Entre lo mucho de sobresaliente que un autor como Frank Miller tiene que ofrecer se cuenta sin duda la cualidad de ser un adelantado de su sitio. Antes que nadie en Estados Unidos volviera los ojos hacia oriente y occidente, Miller ya estaba familizarizado con el manga o conocía, siquiera de oídas, el nombre de Corto Maltés. Así, no es extraño que cuando rompió por primera vez los lazos con los superhéroes de creación ajena para dedicarse a personajes de factura propia, asomaran en su obra todas esas influencias que ya había conocido como simple lector o estudioso de la historieta.
La primera obra de Miller como autor completo es este Ronin que ahora nos ocupa, una primera obra maestra que, curiosamente, comparada con todo lo mucho y bueno que Miller produciría a continuación casi puede considerarse un trabajo fallido, en ocasiones confuso, el borrador de futuras historietas magistrales que tiene aquí, tanto en formato físico (seis tebeos bimestrales en papel satinado y abundancia de páginas dobles y hasta triples) como temático muchos avisos de lo que Miller sería luego: la complacencia por los ghettos y sus habitantes cuasi-monstruosos, incluidos elementos puramente nazoides y/o de sexualidades equívocas; la sangre como elemento cromático a la vez que purificador; el héroe a caballo contra la tecnología, ecléctico y parco en palabras; mutilaciones y explosiones que se adelantan al cine de nuestros días y refuerzan las muchas escenas de espectacular y cruda violencia física; un matiz político difícil de situar como revolucionario o simplemente fascistoide; corporaciones en la sombra y mujeres guerrero armadas con sables exóticos y hasta furiosos contrastes en blanco y negro, como si el tebeo estuviera dibujado sobre un negativo fotográfico. Son los elementos que luego aparecerían en su Dark Knight, su Elektra Asesina, su Sin City y hasta su 300, y que ya se ensayaban en esta historia de venganzas seculares o ensoñaciones freudianas.
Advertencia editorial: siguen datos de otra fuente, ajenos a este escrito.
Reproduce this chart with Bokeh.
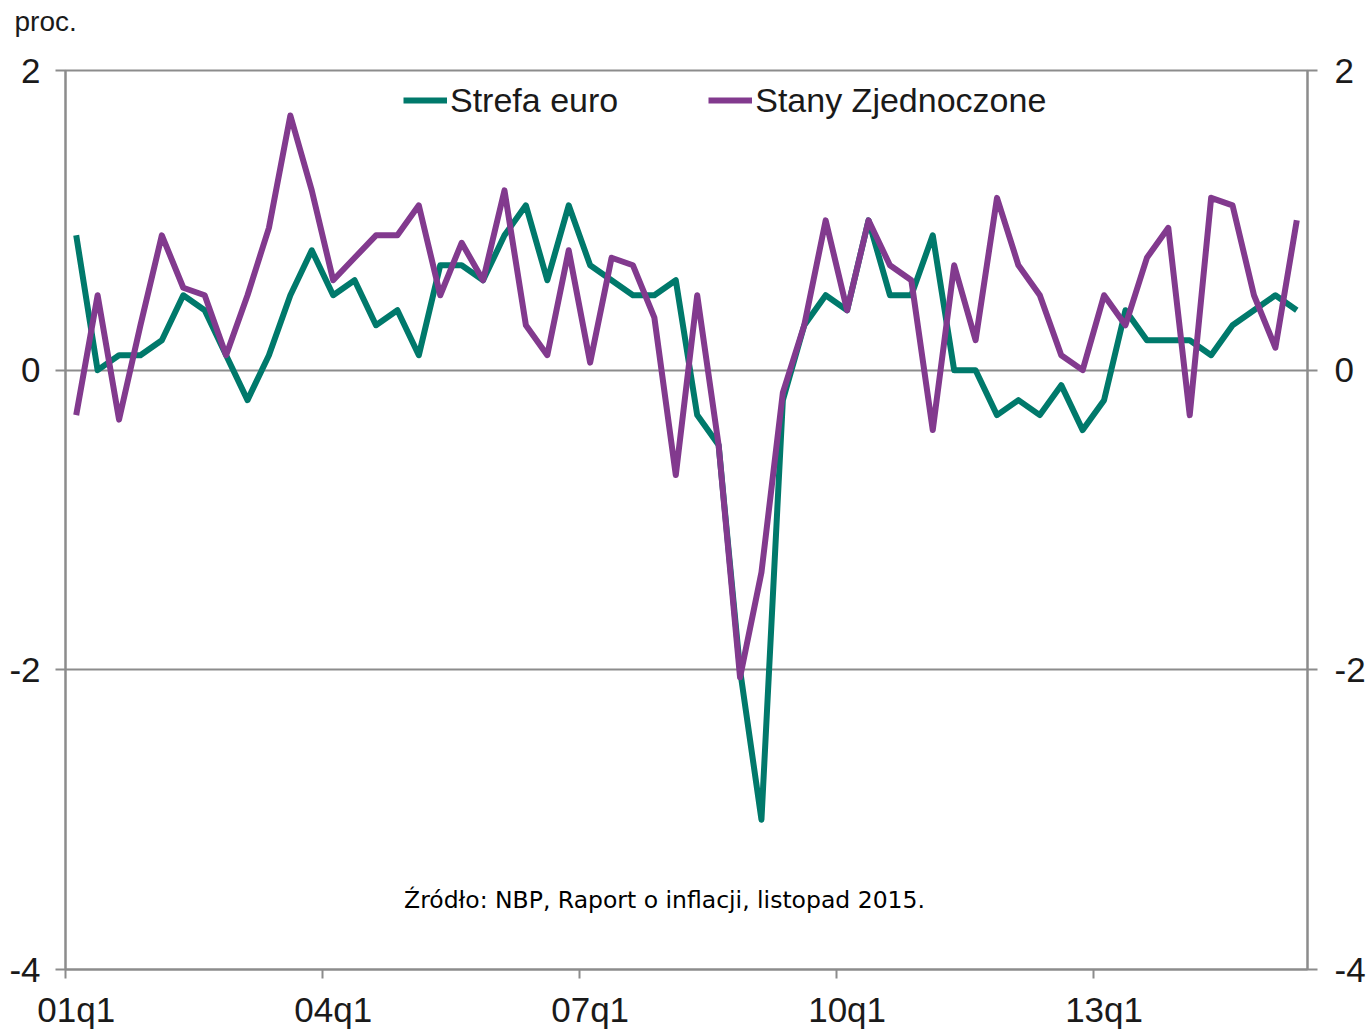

Porque eso es Ronin, la historia doble de un joven aprendiz de samurai contra el demonio Agat encerrado en una espada, y a la vez la lucha contra una nueva forma de vida informática, el superordenador sentiente Virgo, que aprovecha los latentes poderes psíquicos del talidomílico Billy Challas para conformar una mezcla de realidades donde un nuevo estado de evolución se difumina con la ¿imaginada? saga de samurais sin honor y códigos de sangre. El deseo de experimentación formal es en ocasiones más fuerte que la claridad expositiva de la historia, donde varios estilos de dibujo se alternan y anulan, imponiendo una estética feísta (la del mundo moderno y ese cáncer que lo roe en forma de ordenador que se va a apoderando de las raíces del subsuelo) que contrasta en ocasiones con ese mundo viril, casi de cuento de hadas oriental, que es el Japón medieval que Billy imagina y donde ya no es un frustrado elemento en una máquina inhumana, sino un bello émulo de Bruce Lee capaz de galopar por llanuras de magia.
La locura de Miller, como la de sus personajes, fue contagiosa, y Ronin fue el primero de muchos proyectos personales que tendrían fugaz cabida en el mundo del tebeo americano durante los años ochenta, antes de que las experimentaciones adultas (y aquí se nota en los desnudos, el adulterio, la crueldad de las batallas, hasta en el abuso sexual insinuado hacia la persona del Billy niño y los malos tratos de su madre) dieran marcha atrás y se pretendiese que no había pasado nada. Pasó mucho. Por encima de unos logros que en 1982 parecían inauditos y que hoy se ven, en muchos casos, como superados por la evolución del medio, hay que destacar la valentía, los deseos de experimentación, la mezcla de influencias capaz de engendrar estilos nuevos. Como la ensoñación (¿o es la realidad?) de Billy Chalas, como el sueño contagioso del ronin que aprisiona a Casey, hasta el punto de darle muerte para enmendar la realidad, aunque reciba la sorpresa final, el regalo último de ver a su amado/héroe surgir una vez más de las neblinas de la muerte.